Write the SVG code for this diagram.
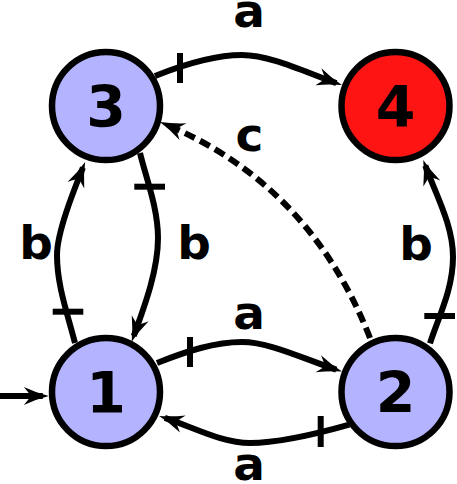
<svg xmlns="http://www.w3.org/2000/svg" width="457" height="484" viewBox="0 0 457 484">
<defs>
<style>
.node circle{stroke:#000;stroke-width:6.5}
.st{fill:#b3b3ff}
.acc{fill:#ff1414}
.nl{font-family:"DejaVu Sans",sans-serif;font-weight:bold;font-size:57px;text-anchor:middle;fill:#000}
.el{font-family:"DejaVu Sans",sans-serif;font-weight:bold;font-size:47px;text-anchor:middle;fill:#000}
.e{fill:none;stroke:#000;stroke-width:6;marker-end:url(#ah)}
.d{stroke-dasharray:11 6}
.tick{stroke:#000;stroke-width:6;fill:none}
</style>
<marker id="ah" markerUnits="userSpaceOnUse" orient="auto" refX="0" refY="0" markerWidth="30" markerHeight="20" overflow="visible">
<path d="M6,0 Q-6,-3 -19,-9 Q-13,-2 -12,0 Q-13,2 -19,9 Q-6,3 6,0 Z" fill="#000"/>
</marker>
</defs>
<g id="connectors">
<path id="e-init" class="e" d="M0,396 L42.8,396"/>
<path id="e-3-4" class="e" d="M155,76 C185,64 215,55 242,55 C270,55 305,72 336.3,83.1"/>
<path id="e-1-2" class="e" d="M157,363 C187,351 215,342 242,342 C270,342 305,359.5 336.3,369.6"/>
<path id="e-2-1" class="e" d="M349.3,424.7 C320,433 280,443 250,443 C222,443 195,428 164.8,417.9"/>
<path id="e-1-3" class="e" d="M75,343 C67,312 57,285 57,255 C57,232 74,190 82.9,167.6"/>
<path id="e-3-1" class="e" d="M140,153 C146,178 158,208 158,238 C158,270 145,305 133.7,336.1"/>
<path id="e-2-4" class="e" d="M430,343.3 C438,318 453,290 453,257 C453,225 436,195 425.3,165.6"/>
<path id="e-2-3" class="e d" d="M370,338 Q310,185 165.5,124.3"/>
<line class="tick" x1="180" y1="53" x2="180" y2="83"/>
<line class="tick" x1="190" y1="337" x2="190" y2="367"/>
<line class="tick" x1="320.7" y1="416" x2="320.7" y2="447"/>
<line class="tick" x1="52.7" y1="311.7" x2="83.3" y2="311.7"/>
<line class="tick" x1="134.3" y1="186.7" x2="165" y2="186.7"/>
<line class="tick" x1="424.3" y1="316" x2="455" y2="316"/>
<text class="el" x="249" y="27">a</text>
<text class="el" x="249" y="328.5">a</text>
<text class="el" x="249" y="480">a</text>
<text class="el" x="249.5" y="151">c</text>
<text class="el" x="36" y="259">b</text>
<text class="el" x="194" y="259">b</text>
<text class="el" x="416" y="259.5">b</text>
</g>
<g id="node-3" class="node"><circle class="st" cx="106" cy="106" r="54"/><text class="nl" x="106" y="127">3</text></g>
<g id="node-4" class="node"><circle class="acc" cx="395.5" cy="106" r="54"/><text class="nl" x="395.5" y="127">4</text></g>
<g id="node-1" class="node"><circle class="st" cx="106" cy="392" r="54"/><text class="nl" x="106" y="413">1</text></g>
<g id="node-2" class="node"><circle class="st" cx="395.5" cy="392" r="54"/><text class="nl" x="395.5" y="413">2</text></g>
</svg>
══════
» **Written problem**: Replicate the material above verbatim; images stay out of the copy.

» **Expected output**:
Write the SVG code for this diagram.
<svg xmlns="http://www.w3.org/2000/svg" width="457" height="484" viewBox="0 0 457 484">
<defs>
<style>
.node circle{stroke:#000;stroke-width:6.5}
.st{fill:#b3b3ff}
.acc{fill:#ff1414}
.nl{font-family:"DejaVu Sans",sans-serif;font-weight:bold;font-size:57px;text-anchor:middle;fill:#000}
.el{font-family:"DejaVu Sans",sans-serif;font-weight:bold;font-size:47px;text-anchor:middle;fill:#000}
.e{fill:none;stroke:#000;stroke-width:6;marker-end:url(#ah)}
.d{stroke-dasharray:11 6}
.tick{stroke:#000;stroke-width:6;fill:none}
</style>
<marker id="ah" markerUnits="userSpaceOnUse" orient="auto" refX="0" refY="0" markerWidth="30" markerHeight="20" overflow="visible">
<path d="M6,0 Q-6,-3 -19,-9 Q-13,-2 -12,0 Q-13,2 -19,9 Q-6,3 6,0 Z" fill="#000"/>
</marker>
</defs>
<g id="connectors">
<path id="e-init" class="e" d="M0,396 L42.8,396"/>
<path id="e-3-4" class="e" d="M155,76 C185,64 215,55 242,55 C270,55 305,72 336.3,83.1"/>
<path id="e-1-2" class="e" d="M157,363 C187,351 215,342 242,342 C270,342 305,359.5 336.3,369.6"/>
<path id="e-2-1" class="e" d="M349.3,424.7 C320,433 280,443 250,443 C222,443 195,428 164.8,417.9"/>
<path id="e-1-3" class="e" d="M75,343 C67,312 57,285 57,255 C57,232 74,190 82.9,167.6"/>
<path id="e-3-1" class="e" d="M140,153 C146,178 158,208 158,238 C158,270 145,305 133.7,336.1"/>
<path id="e-2-4" class="e" d="M430,343.3 C438,318 453,290 453,257 C453,225 436,195 425.3,165.6"/>
<path id="e-2-3" class="e d" d="M370,338 Q310,185 165.5,124.3"/>
<line class="tick" x1="180" y1="53" x2="180" y2="83"/>
<line class="tick" x1="190" y1="337" x2="190" y2="367"/>
<line class="tick" x1="320.7" y1="416" x2="320.7" y2="447"/>
<line class="tick" x1="52.7" y1="311.7" x2="83.3" y2="311.7"/>
<line class="tick" x1="134.3" y1="186.7" x2="165" y2="186.7"/>
<line class="tick" x1="424.3" y1="316" x2="455" y2="316"/>
<text class="el" x="249" y="27">a</text>
<text class="el" x="249" y="328.5">a</text>
<text class="el" x="249" y="480">a</text>
<text class="el" x="249.5" y="151">c</text>
<text class="el" x="36" y="259">b</text>
<text class="el" x="194" y="259">b</text>
<text class="el" x="416" y="259.5">b</text>
</g>
<g id="node-3" class="node"><circle class="st" cx="106" cy="106" r="54"/><text class="nl" x="106" y="127">3</text></g>
<g id="node-4" class="node"><circle class="acc" cx="395.5" cy="106" r="54"/><text class="nl" x="395.5" y="127">4</text></g>
<g id="node-1" class="node"><circle class="st" cx="106" cy="392" r="54"/><text class="nl" x="106" y="413">1</text></g>
<g id="node-2" class="node"><circle class="st" cx="395.5" cy="392" r="54"/><text class="nl" x="395.5" y="413">2</text></g>
</svg>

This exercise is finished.